B’nai B’rith International CEO Daniel S. Mariaschin and AJIRI-BBI Chair Richard P. Schifter sent a letter to the New York Times regarding its recent, misleading article about UNRWA and aid to Palestinians (“What to Know About the U.N. Aid Agency for Palestinians” New York Times, January 26, 2024).
From Daniel S. Mariaschin, B’nai B’rith International CEO and Richard P. Schifter, AJIRI-BBI Chair:
To the editor,
The New York Times, in purporting to present an objective overview of the United Nations Relief and Works Agency (“What to Know About the UN Aid Agency for Palestinians,” January 26, 2024) misses the mark by far. The egregious abuses by UNRWA and its staff notwithstanding—hate education, UNRWA employees celebrating the Hamas massacres of Oct. 7, UNRWA employees participating in the planning of the massacres of Oct. 7, etc.—the real problem with UNRWA is much more fundamental.

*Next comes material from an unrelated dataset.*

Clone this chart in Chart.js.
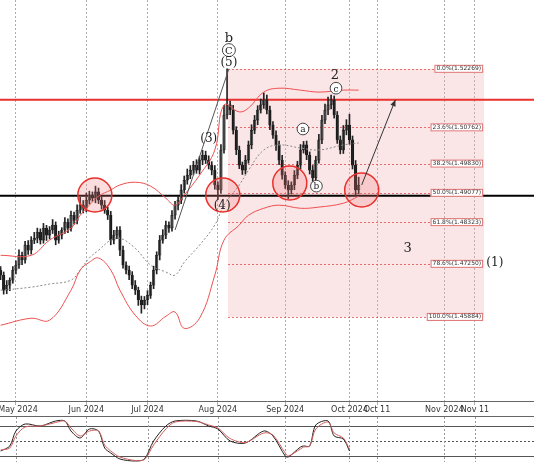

The real problem with UNRWA is its very existence. Why is there a separate UN agency only for Palestinian “refugees”? Why are numerous generations of descendants of Palestinian “refugees” still considered refugees (unlike refugees’ descendants in any other conflict)? How are any Palestinians in Gaza considered refugees, when they live, and have always lived, within the territory of mandatory “Palestine” (and purportedly within the territory of a potential Palestinian state)?
The answers to these questions are troubling. UNRWA has encouraged generations of Palestinians to believe they will “return” to what is now, and has been for 75 years, the State of Israel. It is this evil dream and the incitement that accompanies it, that has fueled the violent hatred of Israelis and Jews that led up to Oct. 7. Far from being a humanitarian agency that is “a vital lifeline” and merely “a point of contention with Israel,” UNRWA is a major obstacle to any peaceful outcome for Israelis and Palestinians.
Daniel S. Mariaschin, CEO, B’nai B’rith International AND Richard P. Schifter, Chair, American Jewish International Relations Institute-B’nai B’rith International (AJIRI-BBI), Washington, D.C.